=== Problem description ===
Line by line, repeat the data below exactly, beginning at the first line and ending at the line with "const yTicks = [0, 10, 20, 30, 40, 50, 60, 70];". Omit pictures.

(A block of data)
┏━━

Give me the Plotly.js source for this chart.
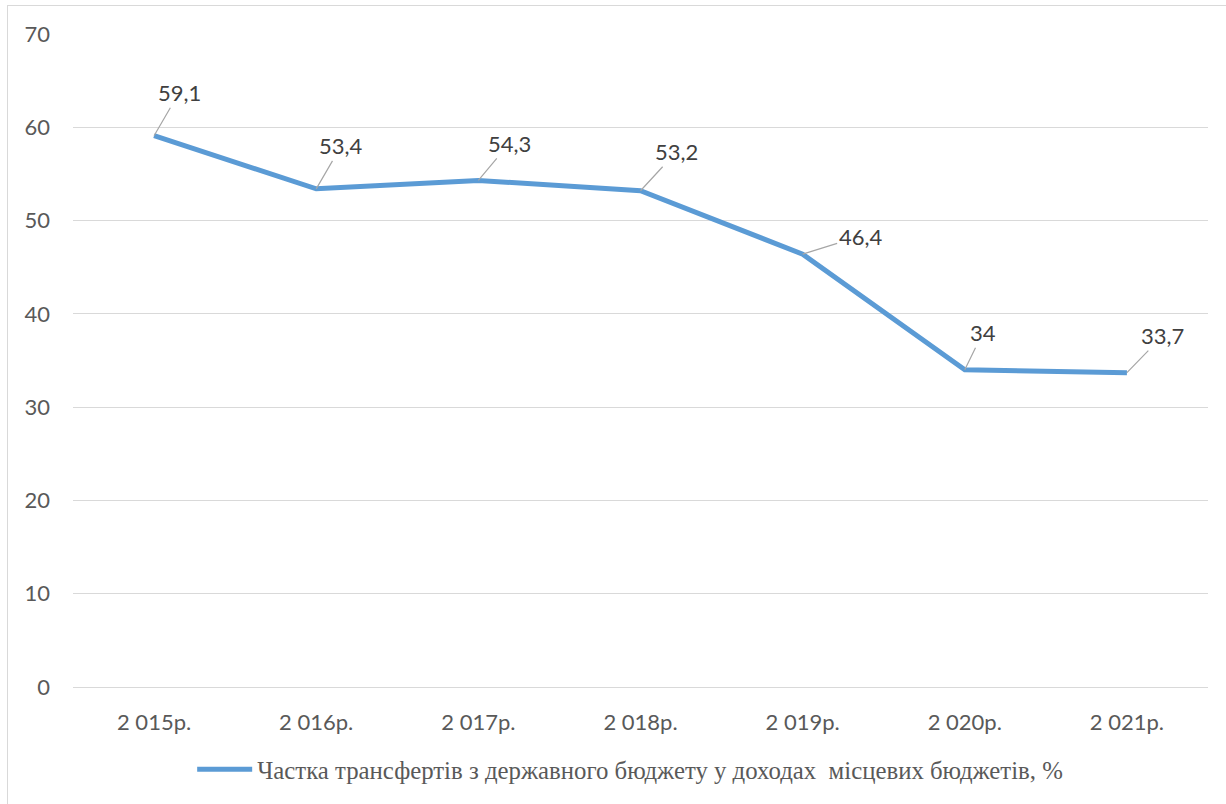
<!DOCTYPE html>
<html>
<head>
<meta charset="utf-8">
<script src="https://cdn.plot.ly/plotly-3.0.1.min.js"></script>
<style>
html,body{margin:0;padding:0;background:#fff;overflow:hidden;}
#chart{width:1226px;height:804px;}
#frame{position:absolute;left:7px;top:5px;width:1240px;height:820px;border:1px solid #d9d9d9;pointer-events:none;}
</style>
</head>
<body>
<div id="chart"></div>
<div id="frame"></div>
<script>
const categories = ["2 015р.", "2 016р.", "2 017р.", "2 018р.", "2 019р.", "2 020р.", "2 021р."];
const values = [59.1, 53.4, 54.3, 53.2, 46.4, 34, 33.7];
const valueLabels = ["59,1", "53,4", "54,3", "53,2", "46,4", "34", "33,7"];
const seriesName = "Частка трансфертів з державного бюджету у доходах  місцевих бюджетів, %";
const yTicks = [0, 10, 20, 30, 40, 50, 60, 70];

// label offsets in pixels (style only)
const labelOffsets = [[25,-43],[25,-43],[31,-37],[36,-39],[58,-18],[18,-37],[36,-37]];

const trace = {
  x: categories,
  y: values,
  type: 'scatter',
  mode: 'lines',
  name: seriesName,
  line: {color: '#5B9BD5', width: 5},
  hoverinfo: 'skip'
};

const annotations = categories.map((c, i) => ({
  x: c, y: values[i], xref: 'x', yref: 'y',
  text: valueLabels[i],
  showarrow: true,
  arrowhead: 0,
  arrowwidth: 1.2,
  arrowcolor: '#a6a6a6',
  ax: labelOffsets[i][0],
  ay: labelOffsets[i][1],
  axref: 'pixel', ayref: 'pixel',
  standoff: 0,
  font: {family: 'Lato, sans-serif', size: 22, color: '#404040'}
}));

const layout = {
  width: 1226,
  height: 804,
  margin: {l: 73, r: 18, t: 34, b: 116},
  paper_bgcolor: '#ffffff',
  plot_bgcolor: '#ffffff',
  showlegend: true,
  legend: {
    orientation: 'h',
    x: 0.105, xanchor: 'left',
    y: -0.125, yanchor: 'middle',
    itemwidth: 55,
    font: {family: '"Liberation Serif", "Times New Roman", serif', size: 24.8, color: '#595959'},
    bgcolor: 'rgba(0,0,0,0)'
  },
  xaxis: {
    type: 'category',
    range: [-0.5, 6.5],
    showgrid: false,
    showline: false,
    zeroline: false,
    ticks: '',
    ticklabelstandoff: 20,
    tickfont: {family: 'Lato, sans-serif', size: 22, color: '#595959'},
    fixedrange: true
  },
  yaxis: {
    range: [0, 70],
    tickvals: yTicks,
    ticktext: yTicks.map(String),
    showgrid: true,
    gridcolor: '#d9d9d9',
    gridwidth: 1,
    zeroline: true,
    zerolinecolor: '#d9d9d9',
    zerolinewidth: 1,
    showline: false,
    ticks: '',
    ticklabelstandoff: 22,
    tickfont: {family: 'Lato, sans-serif', size: 22, color: '#595959'},
    fixedrange: true
  },
  annotations: annotations
};

Plotly.newPlot('chart', [trace], layout, {staticPlot: true, displayModeBar: false});
</script>
</body>
</html>
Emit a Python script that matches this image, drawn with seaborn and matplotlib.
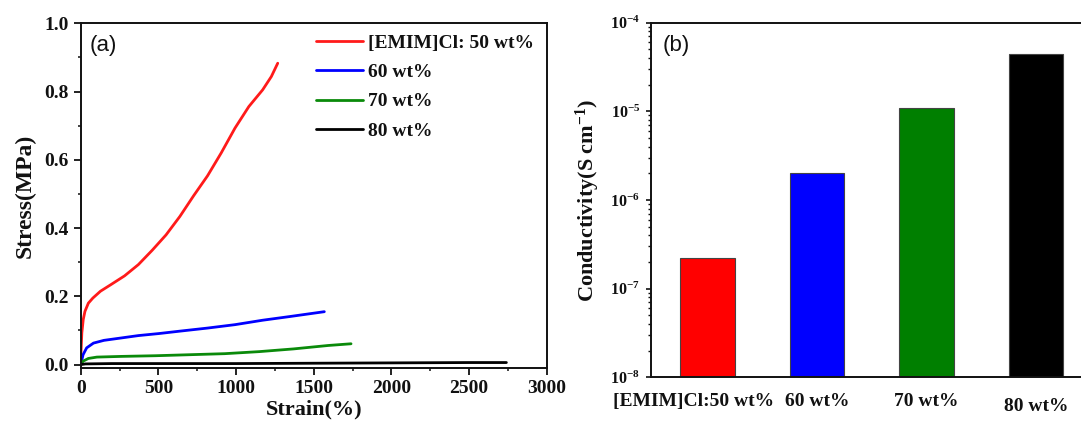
import numpy as np
import pandas as pd
import matplotlib
matplotlib.use("Agg")
import matplotlib.pyplot as plt
from matplotlib.ticker import MultipleLocator, LogLocator, NullFormatter, FixedLocator
from matplotlib.transforms import ScaledTranslation
import seaborn as sns

# ---- (a) stress-strain curves ----
strain_50 = [0, 7, 16, 27, 49, 78, 127, 193, 282, 371, 460, 549, 638, 727, 816, 904, 993, 1082, 1171, 1227, 1268]
stress_50 = [0.02, 0.093, 0.132, 0.156, 0.180, 0.195, 0.215, 0.234, 0.260, 0.293, 0.335, 0.380, 0.434, 0.495, 0.553, 0.620, 0.693, 0.756, 0.805, 0.844, 0.883]

strain_60 = [0, 15, 38, 82, 149, 260, 371, 504, 638, 816, 993, 1171, 1349, 1568]
stress_60 = [0.0, 0.029, 0.049, 0.063, 0.071, 0.078, 0.085, 0.091, 0.098, 0.107, 0.117, 0.130, 0.141, 0.155]

strain_70 = [0, 15, 49, 104, 260, 482, 704, 927, 1149, 1371, 1593, 1740]
stress_70 = [0.0, 0.010, 0.018, 0.022, 0.024, 0.026, 0.029, 0.032, 0.038, 0.046, 0.056, 0.061]

strain_80 = [0, 30, 200, 600, 1000, 1500, 2000, 2500, 2740]
stress_80 = [0.0, 0.002, 0.003, 0.003, 0.003, 0.004, 0.005, 0.006, 0.006]

curve_labels = ["[EMIM]Cl: 50 wt%", "60 wt%", "70 wt%", "80 wt%"]
curve_colors = ["#ff1a1a", "#0000ff", "#0a8a0a", "#000000"]

# ---- (b) ionic conductivity ----
bar_labels = ["[EMIM]Cl:50 wt%", "60 wt%", "70 wt%", "80 wt%"]
conductivity = [2.2e-7, 2.0e-6, 1.08e-5, 4.4e-5]
bar_colors = ["#ff0000", "#0000ff", "#007f00", "#000000"]
log_ticks = [1e-8, 1e-7, 1e-6, 1e-5, 1e-4]
log_tick_labels = ["10$^{-8}$", "10$^{-7}$", "10$^{-6}$", "10$^{-5}$", "10$^{-4}$"]

sns.set_theme(style="ticks")
plt.rcParams.update({
    "font.family": ["Liberation Serif", "DejaVu Serif"],
    "font.weight": "bold",
    "axes.labelweight": "bold",
    "mathtext.fontset": "custom",
    "mathtext.rm": "Liberation Serif:bold",
    "mathtext.it": "Liberation Serif:bold",
    "mathtext.bf": "Liberation Serif:bold",
    "mathtext.default": "rm",
    "axes.linewidth": 1.4,
    "axes.edgecolor": "#111111",
    "xtick.color": "#111111",
    "ytick.color": "#111111",
    "text.color": "#111111",
    "axes.labelcolor": "#111111",
})

fig = plt.figure(figsize=(10.81, 4.25), dpi=100)
ax_a = fig.add_axes([0.0747, 0.1341, 0.4311, 0.8111])
ax_b = fig.add_axes([0.6019, 0.1122, 0.4072, 0.8344])

# panel (a)
series = [(strain_50, stress_50), (strain_60, stress_60), (strain_70, stress_70), (strain_80, stress_80)]
for (sx, sy), lab, col in zip(series, curve_labels, curve_colors):
    sns.lineplot(x=sx, y=sy, ax=ax_a, color=col, linewidth=2.0, label=lab,
                 estimator=None, sort=False)

ax_a.set_xlim(0, 3000)
ax_a.set_ylim(-0.01, 1.0)
ax_a.xaxis.set_major_locator(MultipleLocator(500))
ax_a.xaxis.set_minor_locator(MultipleLocator(250))
ax_a.yaxis.set_major_locator(MultipleLocator(0.2))
ax_a.yaxis.set_minor_locator(MultipleLocator(0.1))
ax_a.yaxis.set_major_formatter(matplotlib.ticker.FormatStrFormatter("%.1f"))
ax_a.tick_params(which="major", direction="out", length=5, width=1.3, labelsize=14, pad=3.5)
ax_a.tick_params(which="minor", direction="out", length=2.5, width=1.1)
for lbl in ax_a.get_xticklabels() + ax_a.get_yticklabels():
    lbl.set_fontweight("bold")
ax_a.set_xlabel("Strain(%)", fontsize=16, fontweight="bold", labelpad=2)
ax_a.set_ylabel("Stress(MPa)", fontsize=17, fontweight="bold", labelpad=6)
for s in ax_a.spines.values():
    s.set_visible(True)
ax_a.text(0.048, 0.937, "(a)", transform=ax_a.transAxes, ha="center", va="center",
          fontsize=16, fontweight="normal", family=["Liberation Sans", "DejaVu Sans"])
leg = ax_a.legend(loc="upper left", bbox_to_anchor=(0.505, 0.968), frameon=False,
                  borderpad=0, borderaxespad=0, handlelength=2.4, handletextpad=0.25,
                  labelspacing=0.6, prop={"family": "Liberation Serif", "weight": "bold", "size": 14})
for line in leg.get_lines():
    line.set_linewidth(2.0)

# panel (b)
ax_b.set_yscale("log")
sns.barplot(x=bar_labels, y=conductivity, hue=bar_labels, palette=bar_colors, legend=False,
            width=0.5, edgecolor="#444444", linewidth=0.8, saturation=1.0, ax=ax_b)
ax_b.set_ylim(1e-8, 1e-4)
ax_b.set_xlim(-0.52, 3.5)
ax_b.yaxis.set_major_locator(FixedLocator(log_ticks))
ax_b.set_yticklabels(log_tick_labels)
ax_b.yaxis.set_minor_locator(LogLocator(base=10, subs=np.arange(2, 10), numticks=20))
ax_b.yaxis.set_minor_formatter(NullFormatter())
ax_b.tick_params(axis="y", which="major", direction="out", length=3.5, width=1.2, labelsize=11.5, pad=4)
ax_b.tick_params(axis="y", which="minor", direction="out", length=2.2, width=1.0)
ax_b.tick_params(axis="x", which="both", length=0, labelsize=14, pad=11)
for lbl in ax_b.get_xticklabels() + ax_b.get_yticklabels():
    lbl.set_fontweight("bold")
ax_b.set_xlabel("")
ax_b.set_ylabel("Conductivity(S cm$^{-1}$)", fontsize=16, fontweight="bold", labelpad=6)
for s in ax_b.spines.values():
    s.set_visible(True)
ax_b.text(0.0575, 0.937, "(b)", transform=ax_b.transAxes, ha="center", va="center",
          fontsize=16, fontweight="normal", family=["Liberation Sans", "DejaVu Sans"])

# nudge the category labels the way they sit under the bars
offsets = [(-14, 0), (0, 0), (0, 0), (0, -5)]
for lbl, (dx, dy) in zip(ax_b.get_xticklabels(), offsets):
    lbl.set_transform(lbl.get_transform() + ScaledTranslation(dx / 100, dy / 100, fig.dpi_scale_trans))

fig.savefig("out.png", dpi=100)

┗━━

=== Result for this exercise ===
Give me the Plotly.js source for this chart.
<!DOCTYPE html>
<html>
<head>
<meta charset="utf-8">
<script src="https://cdn.plot.ly/plotly-3.0.1.min.js"></script>
<style>
html,body{margin:0;padding:0;background:#fff;overflow:hidden;}
#chart{width:1226px;height:804px;}
#frame{position:absolute;left:7px;top:5px;width:1240px;height:820px;border:1px solid #d9d9d9;pointer-events:none;}
</style>
</head>
<body>
<div id="chart"></div>
<div id="frame"></div>
<script>
const categories = ["2 015р.", "2 016р.", "2 017р.", "2 018р.", "2 019р.", "2 020р.", "2 021р."];
const values = [59.1, 53.4, 54.3, 53.2, 46.4, 34, 33.7];
const valueLabels = ["59,1", "53,4", "54,3", "53,2", "46,4", "34", "33,7"];
const seriesName = "Частка трансфертів з державного бюджету у доходах  місцевих бюджетів, %";
const yTicks = [0, 10, 20, 30, 40, 50, 60, 70];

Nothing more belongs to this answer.